Tebboune plus isolé que jamais

La triste réalité de l’Algérie est un secret de polichinelle. Du citoyen lambda aux experts nationaux et internationaux, la gravité de la situation n’échappe à personne, tellement le fossé est de plus en plus grand entre un système hors du temps, et un peuple qui a perdu toutes ses illusions…mais également tout espoir de changement.

En ce sens, l’ancien ambassadeur des Etats-Unis à Alger, Robert Ford, a élaboré une analyse publiée par le centre de réflexion américain spécialisé dans le Moyen-Orient, « The Middle East Institute », dans laquelle il rend compte de la situation d’une Algérie sans cesse au bord de la crise constitutionnelle, et de plus en plus fragilisée par la perte de la manne pétrolière.

Selon Robert Ford, les élections législatives en Algérie, massivement boycottées par le peuple algérien, « renforcent les divisions politiques » et laissent le président Tebboune « désormais plus isolé que jamais ».

Ce scrutin reflète la réalité d’un pays « tiraillé entre, d’un côté, un système politique dirigé par le président Abdelmadjid Tebboune et soutenu par l’armée qui refuse les changements profonds et, de l’autre côté, une population qui a perdu confiance dans l’ancien système », écrit le diplomate, aujourd’hui chercheur senior au Middle East Institute.

Il fait noter que « l’énorme mouvement de contestation de rue, connu sous le nom du Hirak, a réussi à obtenir un boycott généralisé de l’élection », d’où le niveau de participation le plus bas de l’histoire du pays. Après la certification des résultats qui ont « consacré l’ancien système », le pays aura à confronter ses « maux éternels ».

Manne pétrolière en perdition

Sur un autre registre, Robert Ford rappelle que « le secteur algérien des hydrocarbures anticipe une diminution de la production et des exportations, et donc une diminution des recettes publiques et des recettes en devises « .

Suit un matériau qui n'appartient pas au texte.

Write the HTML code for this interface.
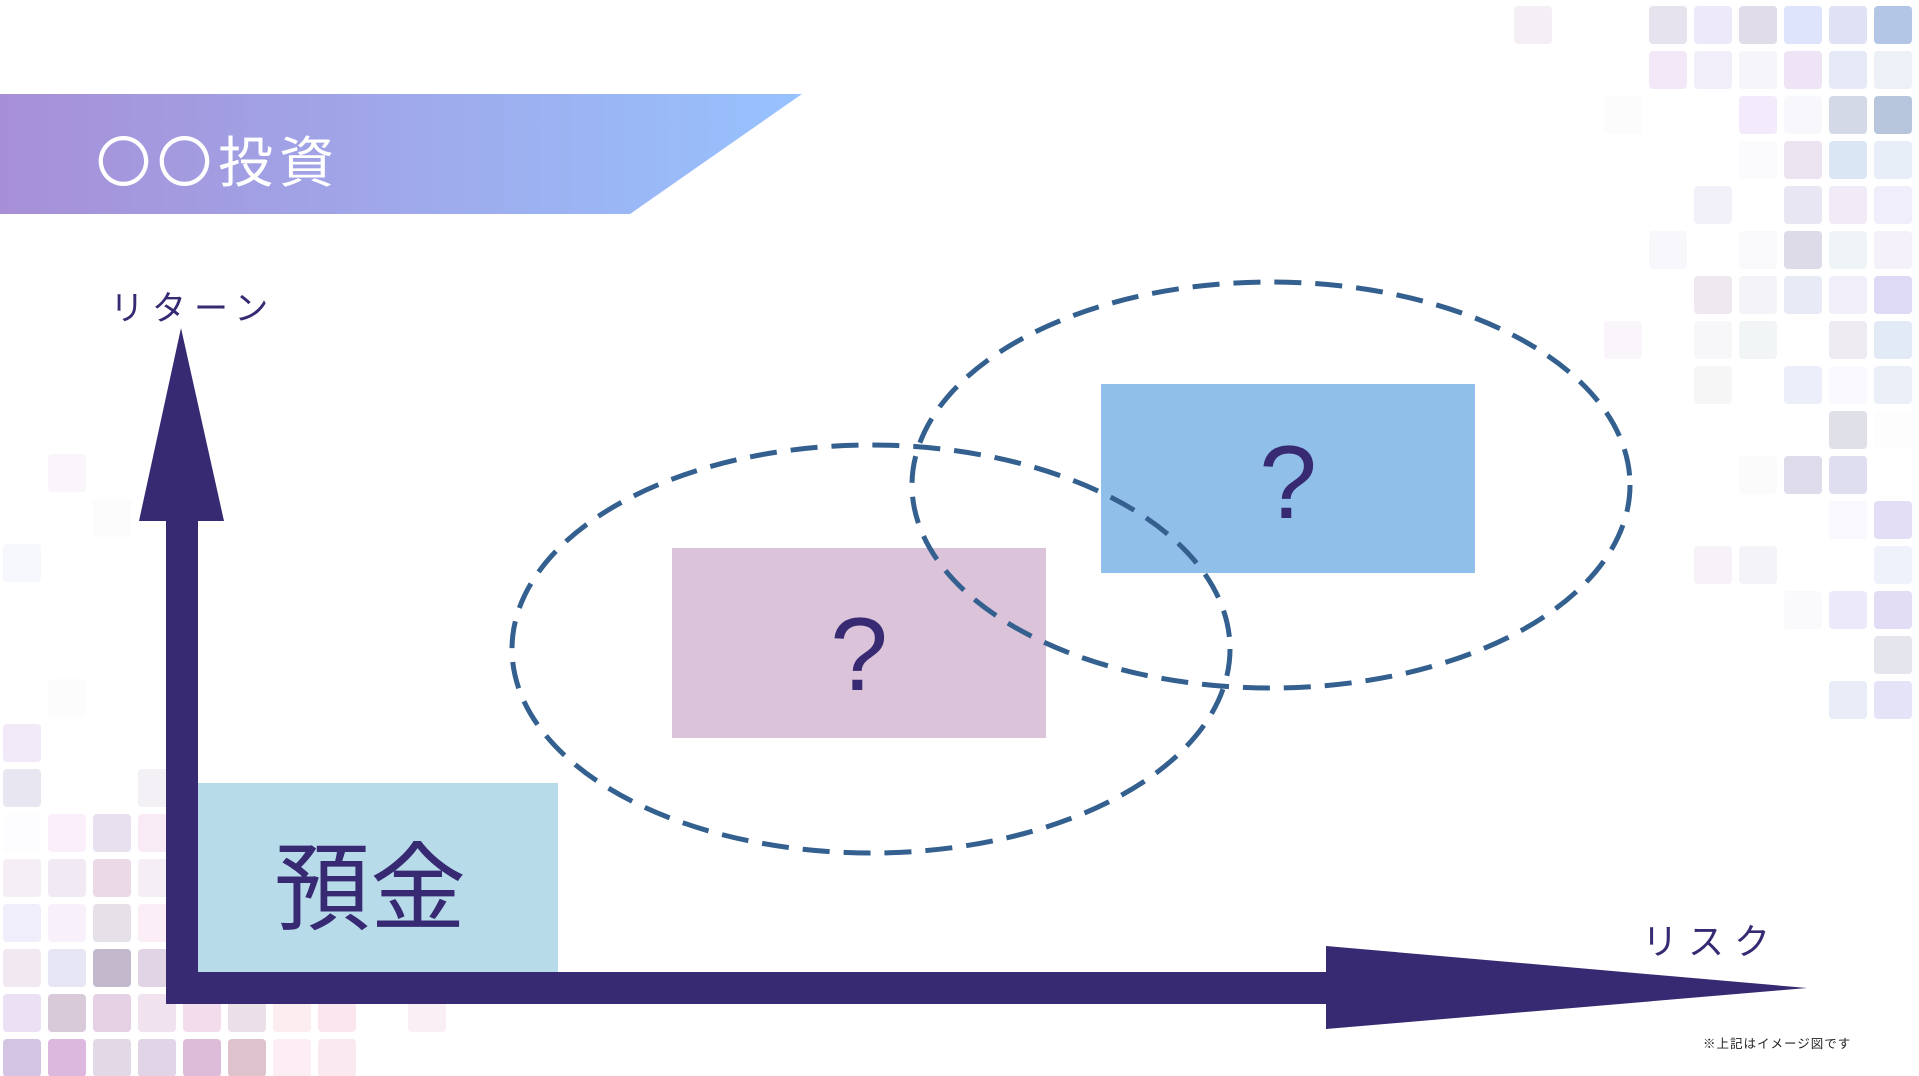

En découlent, dit-il, que une forte chute des réserves de change du pays au cours des 10 dernières années et l’aggravation des problèmes permanents de chômage, de pénurie de logements et de pouvoir d’achat à mesure que le gouvernement fait face à des budgets plus serrés ou à la perspective d’emprunts lourds ».

« Le gouvernement a depuis longtemps reconnu le besoin urgent de développer de nouveaux secteurs pour réduire la dépendance au pétrole et au gaz, mais il n’a jamais été en mesure de créer un environnement réglementaire et un climat des affaires qui attirent de solides investissements nationaux et étrangers », déplore-t-il.

Et dans le même temps, ajoute l’expert, « la pandémie du Covid-19 perdure alors que le système de santé public, comme tous les services publics, en souffre ».

Urnes boudées

Revenant sur les dernières législatives, franchement boudées par le peuple, Robert Ford relève que la triste réalité est que « Tebboune et son prochain Premier ministre ne trouveront probablement pas beaucoup de nouvelles idées créatives de la part de leurs partisans au parlement ».

L’avenir s’annonce néanmoins sombre bien que « l’armée, Tebboune et leurs soutiens peuvent être rassurés d’avoir évité la crise institutionnelle imminente à laquelle l’Algérie est confrontée en 2019, lorsque des millions de personnes sont descendues dans la rue pour protester contre la réélection du président Bouteflika », souligne le diplomate.

Mais cette fois-ci, met-il en avant, « les forces de sécurité, pour l’instant du moins, ont réprimé les manifestations de rue du Hirak, intensifiant le harcèlement des journalistes indépendants, arrêtant des centaines et condamnant des dizaines d’activistes à la prison afin de dissuader de nouvelles marches ».

Tebboune et le gouvernement, donc, « iront de l’avant sans se soucier de l’opposition parce que le Hirak n’a jamais développé un leadership clair, ni un programme alternatif autour duquel les citoyens pourraient se regrouper », estime l’ancien ambassadeur.

Manque de légitimité renforcé

Poursuivant son analyse de la situation, Ford souligne que faute de l’émergence d’une nouvelle classe politique liée à la société civile algérienne et distincte de l’ancien système politique discrédité, « les résultats des élections du 12 juin ont enraciné cet ancien système ».

Il estime à cet égard que « même parmi les soi-disant indépendants qui ont remporté 78 sièges dans la nouvelle chambre basse, il y a beaucoup d’anciens membres de partis pro-gouvernementaux et ils ne représentent donc pas une grande rupture avec le passé ».

Ford rappelle à ce stade les constats de nombres d’experts et commentateurs qui font observer que les dernières élections censées sortir le régime de sa crise de légitimité, ont plutôt « renforcé le manque de légitimité ».

« Combien de temps encore l’armée algérienne continuera à soutenir un Tebboune isolé? », s’interroge-t-il en conclusion.